Source records:

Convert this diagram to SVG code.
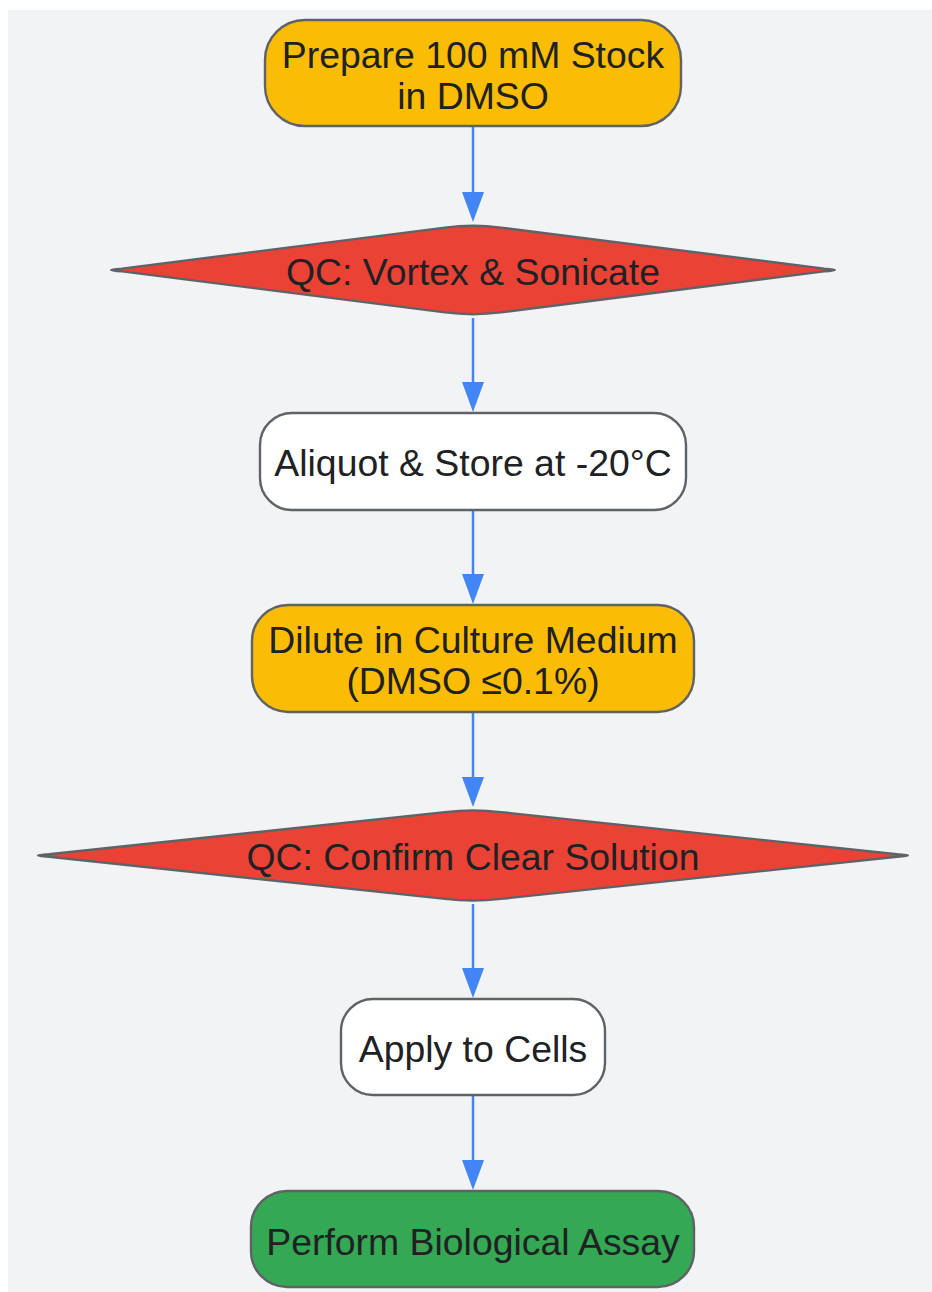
<svg xmlns="http://www.w3.org/2000/svg" width="932" height="1292" viewBox="0 0 932 1292">
<style>
.node{stroke:#5f6368;stroke-width:2.4}
.y{fill:#fbbc04}.r{fill:#ea4335}.w{fill:#ffffff}.g{fill:#34a853}
text{font-family:"Liberation Sans",Arial,sans-serif;font-size:37.4px;fill:#202124;text-anchor:middle}
.edge{stroke:#4285f4;stroke-width:2.5;fill:none}
</style>
<defs>
<marker id="ah" viewBox="0 0 30 22" refX="20" refY="11" markerWidth="30" markerHeight="22" markerUnits="userSpaceOnUse" orient="auto">
<path d="M0,0 L30,11 L0,22 Z" fill="#4285f4"/>
</marker>
</defs>
<rect x="8" y="10" width="924" height="1282" fill="#f1f3f4"/>
<g id="connectors">
<path class="edge" d="M473,127 V212" marker-end="url(#ah)"/>
<path class="edge" d="M473,318 V402" marker-end="url(#ah)"/>
<path class="edge" d="M473,511 V594" marker-end="url(#ah)"/>
<path class="edge" d="M473,713 V797" marker-end="url(#ah)"/>
<path class="edge" d="M473,904 V988" marker-end="url(#ah)"/>
<path class="edge" d="M473,1096 V1180" marker-end="url(#ah)"/>
</g>
<g id="n1">
<rect class="node y" x="265" y="20" width="416" height="106" rx="40"/>
<text x="473" y="68">Prepare 100 mM Stock</text>
<text x="473" y="109">in DMSO</text>
</g>
<g id="n2">
<path class="node r" d="M445,227.6 Q473,224 501,227.6 L824,268.6 Q846,270 824,271.4 L501,312.4 Q473,316 445,312.4 L122,271.4 Q100,270 122,268.6 Z"/>
<text x="473" y="285">QC: Vortex &amp; Sonicate</text>
</g>
<g id="n3">
<rect class="node w" x="260" y="413" width="426" height="97" rx="32"/>
<text x="473" y="476">Aliquot &amp; Store at -20°C</text>
</g>
<g id="n4">
<rect class="node y" x="252" y="605" width="442" height="107" rx="36"/>
<text x="473" y="653">Dilute in Culture Medium</text>
<text x="473" y="694">(DMSO ≤0.1%)</text>
</g>
<g id="n5">
<path class="node r" d="M445,812.1 Q473,809 501,812.1 L897,854.3 Q919,855.5 897,856.7 L501,898.9 Q473,902 445,898.9 L49,856.7 Q27,855.5 49,854.3 Z"/>
<text x="473" y="870">QC: Confirm Clear Solution</text>
</g>
<g id="n6">
<rect class="node w" x="341" y="999" width="264" height="96" rx="32"/>
<text x="473" y="1062">Apply to Cells</text>
</g>
<g id="n7">
<rect class="node g" x="251" y="1191" width="443" height="96" rx="36"/>
<text x="473" y="1255">Perform Biological Assay</text>
</g>
</svg>
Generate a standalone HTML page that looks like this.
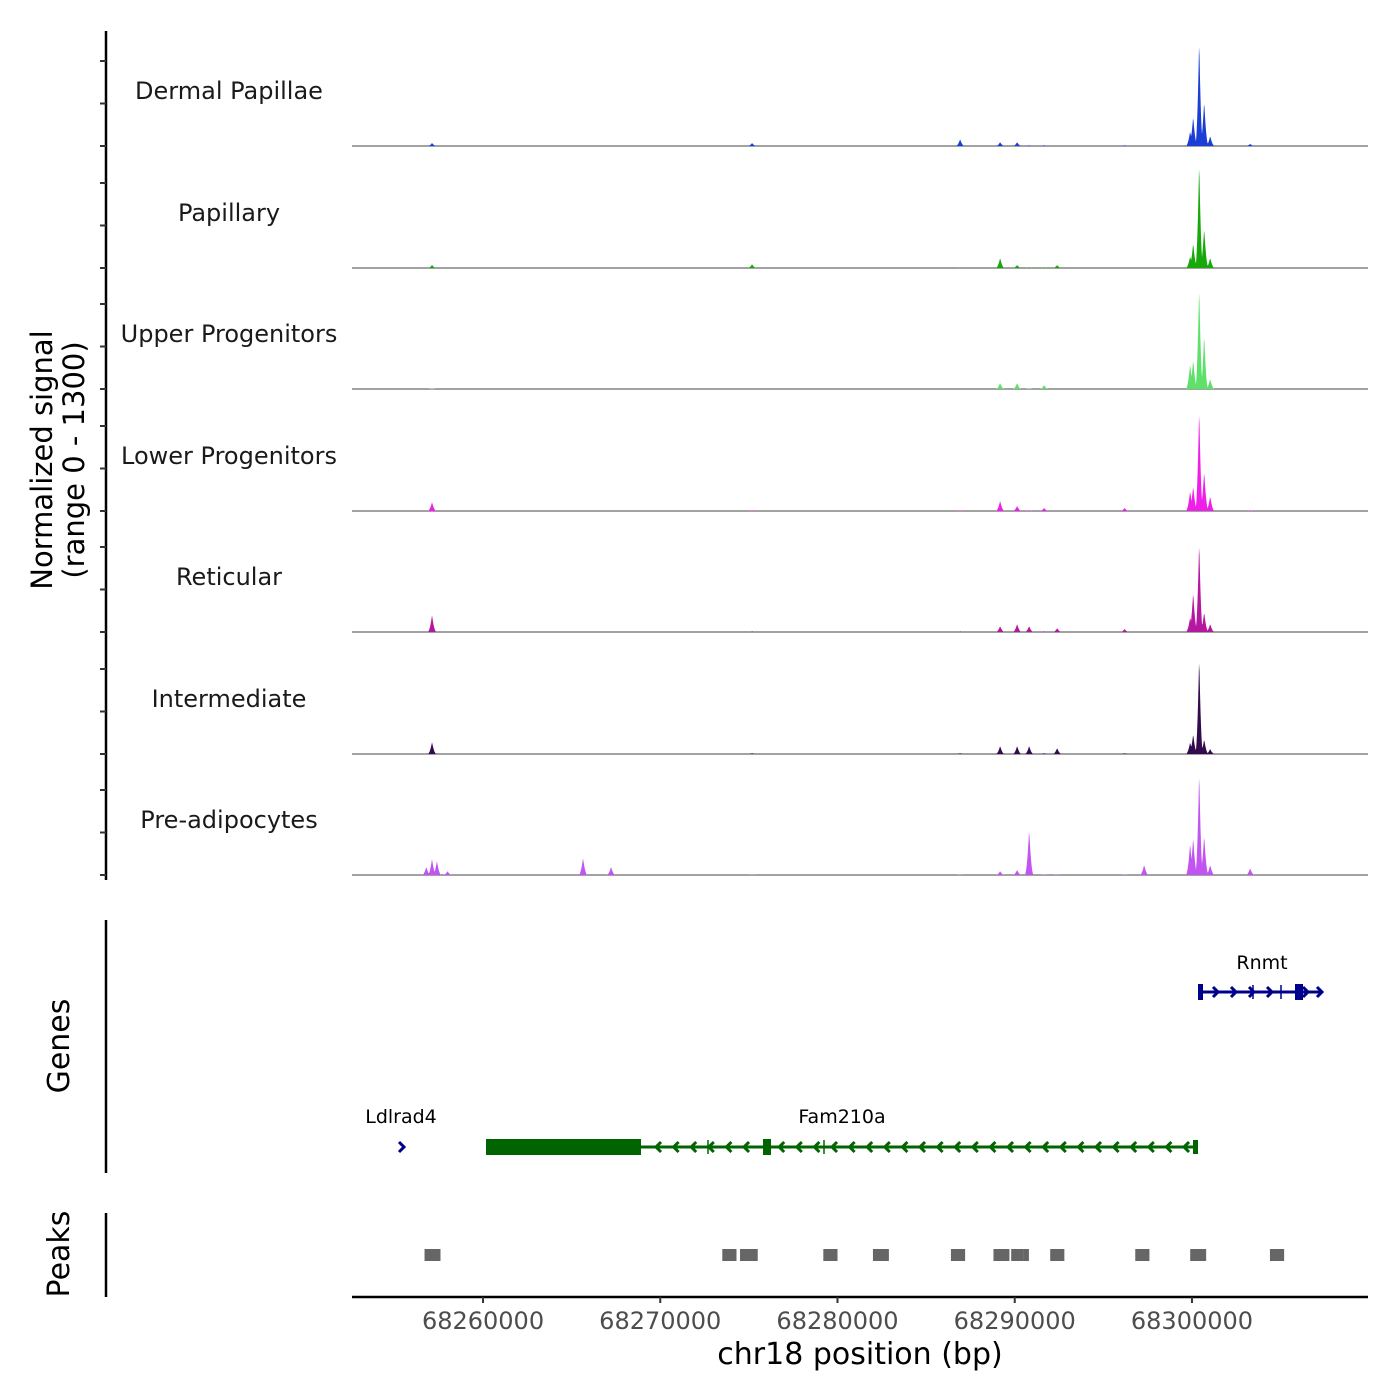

● WRITTEN TASK: Please set down each line of the data above exactly as written, without the pictures.

● WORKED SOLUTION:
Convert this diagram to SVG code.
<svg xmlns="http://www.w3.org/2000/svg" width="932" height="1292" viewBox="0 0 932 1292">
<style>
.node{stroke:#5f6368;stroke-width:2.4}
.y{fill:#fbbc04}.r{fill:#ea4335}.w{fill:#ffffff}.g{fill:#34a853}
text{font-family:"Liberation Sans",Arial,sans-serif;font-size:37.4px;fill:#202124;text-anchor:middle}
.edge{stroke:#4285f4;stroke-width:2.5;fill:none}
</style>
<defs>
<marker id="ah" viewBox="0 0 30 22" refX="20" refY="11" markerWidth="30" markerHeight="22" markerUnits="userSpaceOnUse" orient="auto">
<path d="M0,0 L30,11 L0,22 Z" fill="#4285f4"/>
</marker>
</defs>
<rect x="8" y="10" width="924" height="1282" fill="#f1f3f4"/>
<g id="connectors">
<path class="edge" d="M473,127 V212" marker-end="url(#ah)"/>
<path class="edge" d="M473,318 V402" marker-end="url(#ah)"/>
<path class="edge" d="M473,511 V594" marker-end="url(#ah)"/>
<path class="edge" d="M473,713 V797" marker-end="url(#ah)"/>
<path class="edge" d="M473,904 V988" marker-end="url(#ah)"/>
<path class="edge" d="M473,1096 V1180" marker-end="url(#ah)"/>
</g>
<g id="n1">
<rect class="node y" x="265" y="20" width="416" height="106" rx="40"/>
<text x="473" y="68">Prepare 100 mM Stock</text>
<text x="473" y="109">in DMSO</text>
</g>
<g id="n2">
<path class="node r" d="M445,227.6 Q473,224 501,227.6 L824,268.6 Q846,270 824,271.4 L501,312.4 Q473,316 445,312.4 L122,271.4 Q100,270 122,268.6 Z"/>
<text x="473" y="285">QC: Vortex &amp; Sonicate</text>
</g>
<g id="n3">
<rect class="node w" x="260" y="413" width="426" height="97" rx="32"/>
<text x="473" y="476">Aliquot &amp; Store at -20°C</text>
</g>
<g id="n4">
<rect class="node y" x="252" y="605" width="442" height="107" rx="36"/>
<text x="473" y="653">Dilute in Culture Medium</text>
<text x="473" y="694">(DMSO ≤0.1%)</text>
</g>
<g id="n5">
<path class="node r" d="M445,812.1 Q473,809 501,812.1 L897,854.3 Q919,855.5 897,856.7 L501,898.9 Q473,902 445,898.9 L49,856.7 Q27,855.5 49,854.3 Z"/>
<text x="473" y="870">QC: Confirm Clear Solution</text>
</g>
<g id="n6">
<rect class="node w" x="341" y="999" width="264" height="96" rx="32"/>
<text x="473" y="1062">Apply to Cells</text>
</g>
<g id="n7">
<rect class="node g" x="251" y="1191" width="443" height="96" rx="36"/>
<text x="473" y="1255">Perform Biological Assay</text>
</g>
</svg>
Generate a standalone HTML page that looks like this.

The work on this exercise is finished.